*What the exercise asks:*
Give back the full listing, character for character, with no pictures.

>>

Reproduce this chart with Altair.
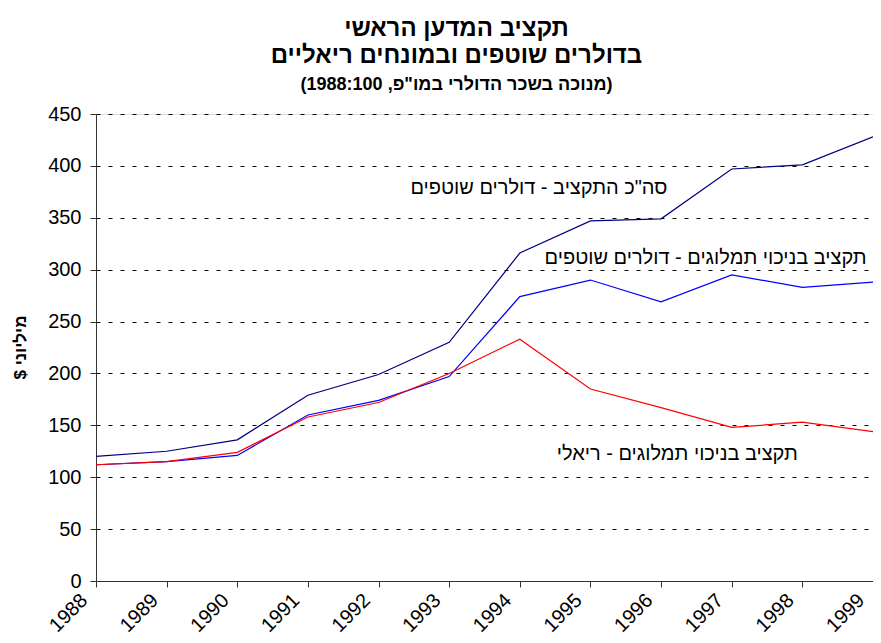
import altair as alt
import pandas as pd

years = [1988, 1989, 1990, 1991, 1992, 1993, 1994, 1995, 1996, 1997, 1998, 1999]
total_nominal = [120, 125, 136, 179, 199, 230, 316, 347, 349, 397, 401, 428]
net_nominal = [112, 115, 121, 160, 174, 197, 274, 290, 269, 295, 283, 288]
net_real = [112, 115, 124, 158, 172, 200, 233, 185, 167, 148, 153, 144]

series_names = ["total", "net_nominal", "net_real"]
series_colors = ["#000080", "#0000FF", "#FF0000"]

label_texts = [
    "סה\"כ התקציב - דולרים שוטפים",
    "תקציב בניכוי תמלוגים - דולרים שוטפים",
    "תקציב בניכוי תמלוגים - ריאלי",
]
label_x = [1994.27, 1996.63, 1996.23]
label_y = [378.7, 311, 122.4]

y_ticks = [0, 50, 100, 150, 200, 250, 300, 350, 400, 450]

rows = []
for name, vals in zip(series_names, [total_nominal, net_nominal, net_real]):
    for yr, v in zip(years, vals):
        rows.append({"year": yr, "value": v, "series": name})
df = pd.DataFrame(rows)
labels_df = pd.DataFrame({"text": label_texts, "x": label_x, "y": label_y})

FONT = "Liberation Sans"

x_enc = alt.X(
    "year:Q",
    scale=alt.Scale(domain=[1988, 1999], nice=False, zero=False),
    axis=alt.Axis(
        values=years, format="d", labelAngle=-45, labelAlign="right",
        labelBaseline="middle", labelPadding=10, labelOffset=-12, grid=False,
        title=None, labelFontSize=20, labelFont=FONT, labelColor="black",
        tickSize=6, domainColor="#333333", tickColor="#333333",
    ),
)
y_enc = alt.Y(
    "value:Q",
    scale=alt.Scale(domain=[0, 450], nice=False),
    axis=alt.Axis(
        values=y_ticks, grid=True, gridDash=[4, 8], gridColor="black",
        gridWidth=1, labelFontSize=20, labelFont=FONT, labelColor="black",
        labelPadding=9, tickSize=6, domainColor="#333333", tickColor="#333333",
        title="מיליוני $\u200f", titleFont=FONT, titleFontSize=17,
        titleFontWeight="bold", titleAngle=-90, titleX=-76, titleY=233,
        titleBaseline="middle", titleColor="black",
    ),
)

lines = alt.Chart(df).mark_line(strokeWidth=1.2).encode(
    x=x_enc,
    y=y_enc,
    color=alt.Color("series:N", scale=alt.Scale(domain=series_names, range=series_colors), legend=None),
    detail="series:N",
)

texts = alt.Chart(labels_df).mark_text(
    font=FONT, fontSize=20, color="black", align="center", baseline="middle"
).encode(
    x=alt.X("x:Q"),
    y=alt.Y("y:Q"),
    text="text:N",
)

chart = alt.layer(lines, texts).properties(
    width=777,
    height=467,
    autosize=alt.AutoSizeParams(type="none"),
    padding={"left": 88, "top": 106, "right": 0, "bottom": 54},
    title=alt.TitleParams(
        text=["תקציב המדען הראשי", "בדולרים שוטפים ובמונחים ריאליים"],
        subtitle="\u200f(מנוכה בשכר הדולרי במו\"פ,  1988:100)\u200f",
        font=FONT, fontSize=24, fontWeight="bold", color="black",
        subtitleFont=FONT, subtitleFontSize=18, subtitleFontWeight="bold",
        subtitleColor="black", anchor="middle", dx=-28, offset=10,
        lineHeight=27, subtitlePadding=8,
    ),
).configure_view(stroke=None).configure(background="white")

chart.save("out.html", embed_options={"renderer": "svg", "actions": False})
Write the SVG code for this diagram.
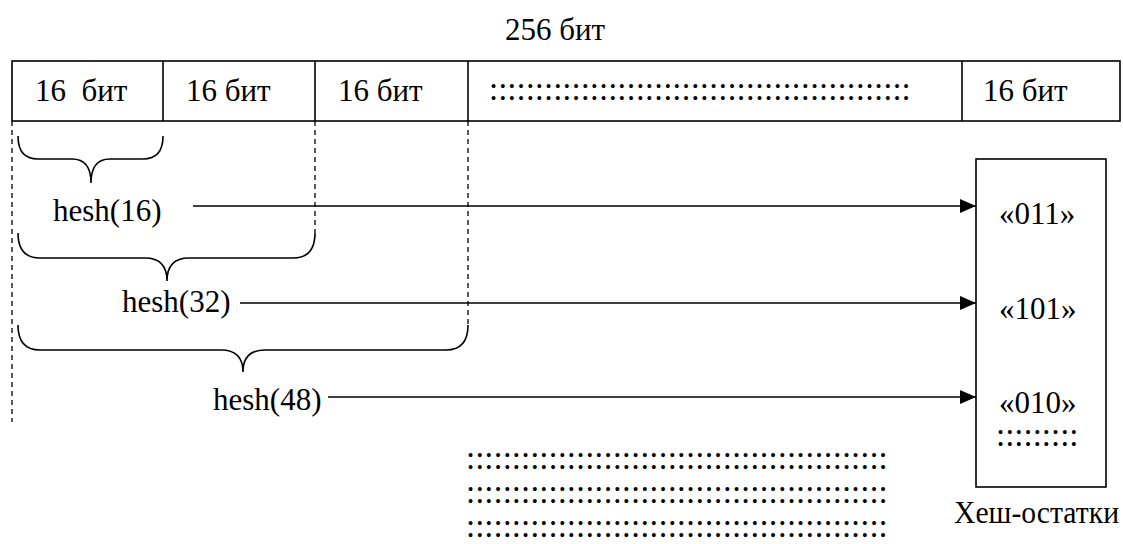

<<

*Final result:*
Reproduce this chart with Altair.
import altair as alt
import pandas as pd

years = [1988, 1989, 1990, 1991, 1992, 1993, 1994, 1995, 1996, 1997, 1998, 1999]
total_nominal = [120, 125, 136, 179, 199, 230, 316, 347, 349, 397, 401, 428]
net_nominal = [112, 115, 121, 160, 174, 197, 274, 290, 269, 295, 283, 288]
net_real = [112, 115, 124, 158, 172, 200, 233, 185, 167, 148, 153, 144]

series_names = ["total", "net_nominal", "net_real"]
series_colors = ["#000080", "#0000FF", "#FF0000"]

label_texts = [
    "סה\"כ התקציב - דולרים שוטפים",
    "תקציב בניכוי תמלוגים - דולרים שוטפים",
    "תקציב בניכוי תמלוגים - ריאלי",
]
label_x = [1994.27, 1996.63, 1996.23]
label_y = [378.7, 311, 122.4]

y_ticks = [0, 50, 100, 150, 200, 250, 300, 350, 400, 450]

rows = []
for name, vals in zip(series_names, [total_nominal, net_nominal, net_real]):
    for yr, v in zip(years, vals):
        rows.append({"year": yr, "value": v, "series": name})
df = pd.DataFrame(rows)
labels_df = pd.DataFrame({"text": label_texts, "x": label_x, "y": label_y})

FONT = "Liberation Sans"

x_enc = alt.X(
    "year:Q",
    scale=alt.Scale(domain=[1988, 1999], nice=False, zero=False),
    axis=alt.Axis(
        values=years, format="d", labelAngle=-45, labelAlign="right",
        labelBaseline="middle", labelPadding=10, labelOffset=-12, grid=False,
        title=None, labelFontSize=20, labelFont=FONT, labelColor="black",
        tickSize=6, domainColor="#333333", tickColor="#333333",
    ),
)
y_enc = alt.Y(
    "value:Q",
    scale=alt.Scale(domain=[0, 450], nice=False),
    axis=alt.Axis(
        values=y_ticks, grid=True, gridDash=[4, 8], gridColor="black",
        gridWidth=1, labelFontSize=20, labelFont=FONT, labelColor="black",
        labelPadding=9, tickSize=6, domainColor="#333333", tickColor="#333333",
        title="מיליוני $\u200f", titleFont=FONT, titleFontSize=17,
        titleFontWeight="bold", titleAngle=-90, titleX=-76, titleY=233,
        titleBaseline="middle", titleColor="black",
    ),
)

lines = alt.Chart(df).mark_line(strokeWidth=1.2).encode(
    x=x_enc,
    y=y_enc,
    color=alt.Color("series:N", scale=alt.Scale(domain=series_names, range=series_colors), legend=None),
    detail="series:N",
)

texts = alt.Chart(labels_df).mark_text(
    font=FONT, fontSize=20, color="black", align="center", baseline="middle"
).encode(
    x=alt.X("x:Q"),
    y=alt.Y("y:Q"),
    text="text:N",
)

chart = alt.layer(lines, texts).properties(
    width=777,
    height=467,
    autosize=alt.AutoSizeParams(type="none"),
    padding={"left": 88, "top": 106, "right": 0, "bottom": 54},
    title=alt.TitleParams(
        text=["תקציב המדען הראשי", "בדולרים שוטפים ובמונחים ריאליים"],
        subtitle="\u200f(מנוכה בשכר הדולרי במו\"פ,  1988:100)\u200f",
        font=FONT, fontSize=24, fontWeight="bold", color="black",
        subtitleFont=FONT, subtitleFontSize=18, subtitleFontWeight="bold",
        subtitleColor="black", anchor="middle", dx=-28, offset=10,
        lineHeight=27, subtitlePadding=8,
    ),
).configure_view(stroke=None).configure(background="white")

chart.save("out.html", embed_options={"renderer": "svg", "actions": False})
Write the SVG code for this diagram.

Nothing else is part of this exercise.